During training, the model guesses what each image shows and compares its answer to the correct label. If it guesses “not dog” for an image labeled “dog,” it recognizes the mistake and adjusts its internal settings to reduce the error. This process repeats again and again.
After enough examples, it becomes very good at identifying dogs. But it does so in a way that’s fundamentally different from how humans process and recall information. AI relies on statistical analysis to identify patterns, rather than mental imagery.
AI doesn’t “see” the way we do.
It sees the world through numerical representations of data. All types of data that AI works with—whether text, images, or audio—are converted into numbers that the system can mathematically manipulate. For example, the sentence, “AI sees the world through numerical representations of data” is converted into: [17527, 27432, 290, 2375, 1819, 57979, 63700, 328, 1238] according to OpenAI’s tool, which displays how a piece of text might be tokenized by a language model. (Different models tokenize the same words differently.)
Turning data into strings of numbers makes them usable by AI models. Computers may not be able to see or read in the traditional sense, but they can run mathematical operations on numbers. That’s how AI detects patterns, compares inputs, and ultimately learns from data instead of relying on fixed rules.
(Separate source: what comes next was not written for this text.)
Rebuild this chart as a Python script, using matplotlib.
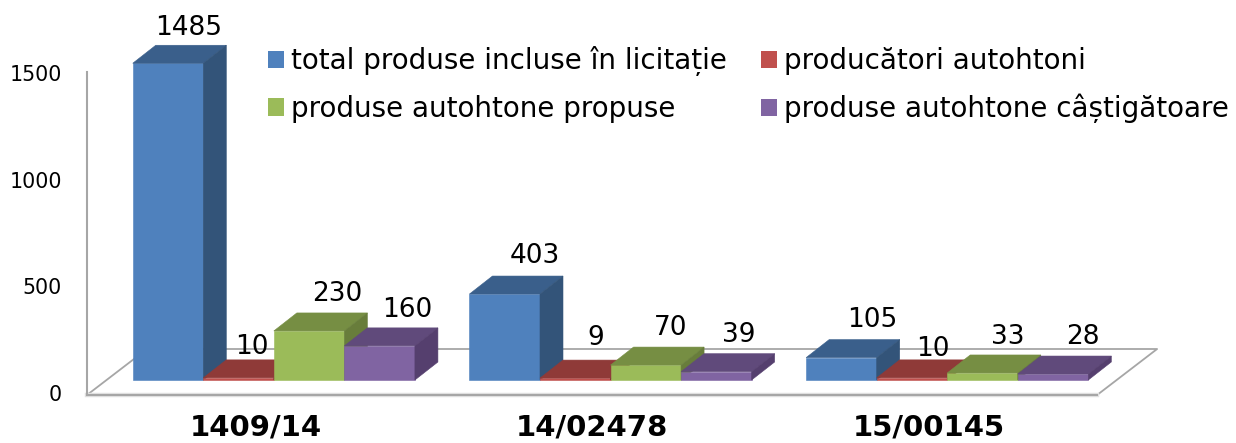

These numbers aren’t stored in a database or an Excel spreadsheet. They exist in what’s called a high-dimensional space.
We can visualize and understand the difference between two and three dimensions. Schoolchildren are taught that a rectangle has two dimensions—length and width. A cube adds another dimension: depth. It’s much harder for us to grasp a fourth dimension.
But AI can understand hundreds, even thousands, of dimensions.
To navigate these vast high-dimensional spaces, a model learns during training which direction matters most by adjusting its internal weights—think of them as groups of dials that turn up or down to chart a course through this mathematical terrain. As training progresses, turning up weights for “furry” and “four legs” steers it deeper into dog country, while dialing down irrelevant features such as “fire hydrants” prevents the model from wandering into dead ends.
Through training, the model groups together the features that typically appear in pictures of dogs without being told what exactly a dog is. However, there is no index, as you might find in the back of a book, that you can consult to find the exact “dial” or weight corresponding to doglike features; those features are intertwined across the model’s complex architecture. Researchers have to go find them.
This gets at the core challenge of AI interpretability. Researchers know how to build and train these models. But they often can’t see what, exactly, in an image causes the model to adjust one specific dial out of billions.
Understanding how a model makes its predictions can help illuminate how much we can trust it—or, if necessary, how to fix it when its behavior deviates from what we want or expect.